Nets-Cavs This Nets team is pretty much on par with the New Jersey teams that went to back to back NBA Finals a few years ago. Difference is the rest of the Eastern Conference was god-awful back then. No more will Jason Kidd win multiple playoff series’ by leading the fastbreak and tossing alleys to Richard Jefferson. The Nets reign as the most hard-nosed defensive team in the East has long passed. Simply put, anything the Nets can do Lebron can do better. Shoot. Pass. Defend. All advantage Lebron. He’ll ultimatley need a true wingman to take the next step, that much is known. But for the moment Lebron won’t have too many problems disposing of a team that recently has taken nothing but steps back.
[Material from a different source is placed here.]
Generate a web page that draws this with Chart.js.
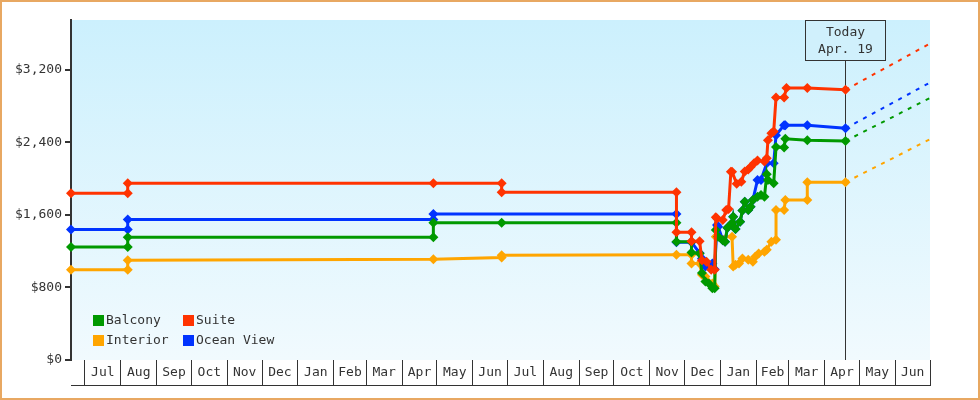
<!DOCTYPE html>
<html><head><meta charset="utf-8">
<script src="https://cdn.jsdelivr.net/npm/chart.js@4.4.1/dist/chart.umd.min.js"></script>
<style>html,body{margin:0;padding:0;background:#fff}canvas{display:block}</style>
</head><body>
<canvas id="c" width="980" height="400"></canvas>
<script>
// ---------- data ----------
const rangeStart = '2017-06-19';
const rangeEnd = '2019-07-01';
const todayDate = '2019-04-19';
const todayLabel = ['Today', 'Apr. 19'];
const monthLabels = ['Jul','Aug','Sep','Oct','Nov','Dec','Jan','Feb','Mar','Apr','May','Jun',
                     'Jul','Aug','Sep','Oct','Nov','Dec','Jan','Feb','Mar','Apr','May','Jun'];
const yTickValues = [0, 800, 1600, 2400, 3200];
const seriesNames = ['Suite', 'Balcony', 'Ocean View', 'Interior'];
const seriesColors = ['#ff3300', '#009900', '#0033ff', '#ffa500'];
const legendOrder = ['Balcony', 'Suite', 'Interior', 'Ocean View'];

const suiteDates = ['2017-06-19','2017-08-07','2017-08-07','2018-04-28','2018-06-26','2018-06-26','2018-11-24','2018-11-24','2018-12-07','2018-12-07','2018-12-14','2018-12-16','2018-12-20','2018-12-24','2018-12-27','2018-12-28','2018-12-29','2019-01-03','2019-01-06','2019-01-08','2019-01-10','2019-01-11','2019-01-15','2019-01-19','2019-01-22','2019-01-25','2019-01-27','2019-01-30','2019-02-02','2019-02-08','2019-02-10','2019-02-11','2019-02-14','2019-02-16','2019-02-18','2019-02-25','2019-02-27','2019-03-17','2019-04-19'];
const suiteValues = [1840,1840,1950,1950,1950,1850,1850,1410,1410,1310,1310,1100,1085,995,995,1575,1560,1545,1655,1665,2075,2075,1945,1965,2080,2100,2130,2170,2200,2190,2225,2425,2500,2520,2895,2895,3000,3000,2980];

const balconyDates = ['2017-06-19','2017-08-07','2017-08-07','2018-04-28','2018-04-28','2018-06-26','2018-11-24','2018-11-24','2018-12-07','2018-12-07','2018-12-14','2018-12-16','2018-12-19','2018-12-22','2018-12-25','2018-12-27','2018-12-28','2018-12-30','2019-01-03','2019-01-05','2019-01-07','2019-01-11','2019-01-12','2019-01-14','2019-01-18','2019-01-20','2019-01-22','2019-01-25','2019-01-27','2019-01-29','2019-02-02','2019-02-05','2019-02-08','2019-02-10','2019-02-11','2019-02-16','2019-02-18','2019-02-25','2019-02-26','2019-03-17','2019-04-19'];
const balconyValues = [1245,1245,1355,1355,1515,1515,1515,1305,1305,1185,1175,960,865,845,790,790,1435,1360,1320,1305,1460,1510,1580,1445,1525,1650,1745,1655,1690,1765,1800,1820,1800,2050,1985,1950,2350,2345,2440,2425,2415];

const oceanDates = ['2017-06-19','2017-08-07','2017-08-07','2018-04-28','2018-04-28','2018-11-24','2018-11-24','2018-12-07','2018-12-14','2018-12-16','2018-12-19','2018-12-25','2018-12-27','2018-12-29','2018-12-30','2019-01-03','2019-01-05','2019-01-07','2019-01-11','2019-01-12','2019-01-14','2019-01-18','2019-01-20','2019-01-22','2019-01-25','2019-01-27','2019-01-29','2019-02-02','2019-02-05','2019-02-10','2019-02-16','2019-02-18','2019-02-25','2019-02-26','2019-03-17','2019-04-19'];
const oceanValues = [1440,1440,1550,1550,1610,1610,1300,1300,1180,1120,1030,1065,1000,1490,1470,1320,1305,1460,1510,1580,1445,1525,1650,1745,1655,1690,1765,1985,1985,2170,2170,2480,2590,2590,2590,2555];

const interiorDates = ['2017-06-19','2017-08-07','2017-08-07','2018-04-28','2018-06-26','2018-06-26','2018-11-24','2018-12-07','2018-12-07','2018-12-14','2018-12-16','2018-12-19','2018-12-25','2018-12-27','2018-12-28','2019-01-11','2019-01-12','2019-01-14','2019-01-17','2019-01-20','2019-01-25','2019-01-29','2019-01-31','2019-02-03','2019-02-08','2019-02-10','2019-02-14','2019-02-18','2019-02-18','2019-02-25','2019-02-26','2019-03-17','2019-03-17','2019-04-19'];
const interiorValues = [995,995,1100,1110,1130,1155,1160,1160,1065,1065,940,920,845,810,1360,1360,1030,1050,1065,1120,1105,1085,1140,1175,1195,1215,1305,1325,1655,1655,1765,1765,1960,1960];

const projectionDates = ['2019-04-19', '2019-07-01'];
const suiteProjection = [2980, 3490];
const balconyProjection = [2415, 2890];
const oceanProjection = [2555, 3060];
const interiorProjection = [1960, 2435];

// ---------- helpers ----------
const FONT = "'DejaVu Sans Mono', monospace";
const INK = '#333333';
function day(s) { const [y, m, d] = s.split('-').map(Number); return Date.UTC(y, m - 1, d) / 86400000; }
function pts(dates, vals) { return dates.map((d, i) => ({ x: day(d), y: vals[i] })); }

const xMin = day(rangeStart), xMax = day(rangeEnd);
const monthStarts = [];
for (let i = 0; i <= monthLabels.length; i++) {
  const y = 2017 + Math.floor((6 + i) / 12), m = (6 + i) % 12;
  monthStarts.push(Date.UTC(y, m, 1) / 86400000);
}
const monthMids = monthLabels.map((_, i) => (monthStarts[i] + monthStarts[i + 1]) / 2);

const solid = [
  [suiteDates, suiteValues], [balconyDates, balconyValues],
  [oceanDates, oceanValues], [interiorDates, interiorValues]
];
const proj = [suiteProjection, balconyProjection, oceanProjection, interiorProjection];

const datasets = [];
solid.forEach(([d, v], i) => datasets.push({
  label: seriesNames[i], data: pts(d, v),
  borderColor: seriesColors[i], backgroundColor: seriesColors[i],
  borderWidth: 3, pointStyle: 'rectRot', pointRadius: 5, pointBorderWidth: 0,
  pointBorderColor: seriesColors[i], pointBackgroundColor: seriesColors[i],
  tension: 0, clip: false, order: i
}));
proj.forEach((v, i) => datasets.push({
  label: seriesNames[i] + ' forecast', data: pts(projectionDates, v),
  borderColor: seriesColors[i], borderWidth: 2, borderDash: [4, 6],
  pointRadius: 0, tension: 0, clip: false, order: 10 + i
}));

// ---------- plugins ----------
const frame = {
  id: 'frame',
  beforeDraw(chart) {
    const { ctx, chartArea: a } = chart;
    ctx.save();
    ctx.fillStyle = '#ffffff';
    ctx.fillRect(0, 0, chart.width, chart.height);
    const g = ctx.createLinearGradient(0, a.top, 0, a.bottom);
    g.addColorStop(0, '#ccf0fd');
    g.addColorStop(1, '#f1fafe');
    ctx.fillStyle = g;
    ctx.fillRect(a.left, a.top, a.right - a.left, a.bottom - a.top);
    ctx.restore();
  },
  afterDraw(chart) {
    const ctx = chart.ctx;
    ctx.save();
    ctx.strokeStyle = '#e8a862';
    ctx.lineWidth = 2;
    ctx.strokeRect(1, 1, chart.width - 2, chart.height - 2);
    ctx.restore();
  }
};

const today = {
  id: 'today',
  beforeDatasetsDraw(chart) {
    const { ctx, chartArea: a } = chart;
    const x = Math.round(chart.scales.x.getPixelForValue(day(todayDate))) + 0.5;
    ctx.save();
    ctx.strokeStyle = INK; ctx.lineWidth = 1;
    ctx.beginPath(); ctx.moveTo(x, a.top + 40); ctx.lineTo(x, a.bottom); ctx.stroke();
    ctx.restore();
  },
  afterDatasetsDraw(chart) {
    const { ctx, chartArea: a } = chart;
    const x = Math.round(chart.scales.x.getPixelForValue(day(todayDate))) + 0.5;
    const w = 80, h = 40, top = a.top + 0.5;
    ctx.save();
    ctx.fillStyle = '#d0f0fc';
    ctx.fillRect(x - w / 2, top, w, h);
    ctx.strokeStyle = INK; ctx.lineWidth = 1;
    ctx.strokeRect(x - w / 2, top, w, h);
    ctx.fillStyle = INK;
    ctx.font = '13px ' + FONT;
    ctx.textAlign = 'center'; ctx.textBaseline = 'middle';
    ctx.fillText(todayLabel[0], x, top + 12);
    ctx.fillText(todayLabel[1], x, top + 29);
    ctx.restore();
  }
};

const legend = {
  id: 'cornerLegend',
  afterDatasetsDraw(chart) {
    const { ctx, chartArea: a } = chart;
    ctx.save();
    ctx.font = '13px ' + FONT;
    ctx.textBaseline = 'middle'; ctx.textAlign = 'left';
    legendOrder.forEach((name, k) => {
      const col = k % 2, row = Math.floor(k / 2);
      const x = a.left + 22 + col * 90;
      const y = a.bottom - 45 + row * 20;
      ctx.fillStyle = seriesColors[seriesNames.indexOf(name)];
      ctx.fillRect(x, y, 11, 11);
      ctx.fillStyle = INK;
      ctx.fillText(name, x + 13, y + 6);
    });
    ctx.restore();
  }
};

// ---------- chart ----------
new Chart(document.getElementById('c'), {
  type: 'line',
  data: { datasets },
  options: {
    responsive: false, animation: false, devicePixelRatio: 1,
    layout: { padding: { top: 20, right: 50, bottom: 15, left: 0 } },
    plugins: { legend: { display: false }, tooltip: { enabled: false } },
    scales: {
      x: {
        type: 'linear', position: 'bottom', min: xMin, max: xMax, weight: 0,
        afterBuildTicks: s => { s.ticks = monthStarts.map(v => ({ value: v })); },
        afterFit: s => { s.height = 0; },
        ticks: { display: false },
        grid: { drawOnChartArea: false, drawTicks: true, tickLength: 25, color: INK, lineWidth: 1 },
        border: { display: false }
      },
      xl: {
        type: 'linear', position: 'bottom', min: xMin, max: xMax, weight: 1,
        afterBuildTicks: s => { s.ticks = monthMids.map(v => ({ value: v })); },
        afterFit: s => { s.height = 25; },
        ticks: {
          autoSkip: false, maxRotation: 0, minRotation: 0, padding: 5,
          color: INK, font: { family: FONT, size: 13 },
          callback: (v, i) => monthLabels[i]
        },
        grid: { display: false, drawTicks: false },
        border: { display: false }
      },
      xb: {
        type: 'linear', position: 'bottom', min: xMin, max: xMax, weight: 2,
        afterFit: s => { s.height = 0; },
        ticks: { display: false },
        grid: { display: false, drawTicks: false },
        border: { display: true, color: INK, width: 1 }
      },
      y: {
        type: 'linear', position: 'left', min: 0, max: 3750,
        afterBuildTicks: s => { s.ticks = yTickValues.map(v => ({ value: v })); },
        afterFit: s => { s.width = 71; },
        ticks: {
          padding: 3, color: INK, font: { family: FONT, size: 13 },
          callback: v => '$' + Number(v).toLocaleString('en-US')
        },
        grid: { drawOnChartArea: false, drawTicks: true, tickLength: 6, color: INK, lineWidth: 2 },
        border: { display: true, color: INK, width: 2 }
      }
    }
  },
  plugins: [frame, today, legend]
});
</script>
</body></html>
Bulls-Pistons The Pistons exhausted their nitrous way too prematurely last year. For a team that already understood the grind of winning an NBA title, Detroit burned itself out in the 2005-06 regular season (64-18), had to dig itself out of a 3-2 hole just to defeat King James in the second round of the playoffs, then bowed to the Heat in the East Finals. I know what you’re thinking. To say the Bulls are hot after watching what they did to the defending champs would be like saying an ice-bath is cool. And yes, Ben Wallace did get the better of his old team during the regular season, but don’t let that fool you. Chicago is still maturing, and this season Detroit has adapted its mentality to that of a team expecting to win a championship.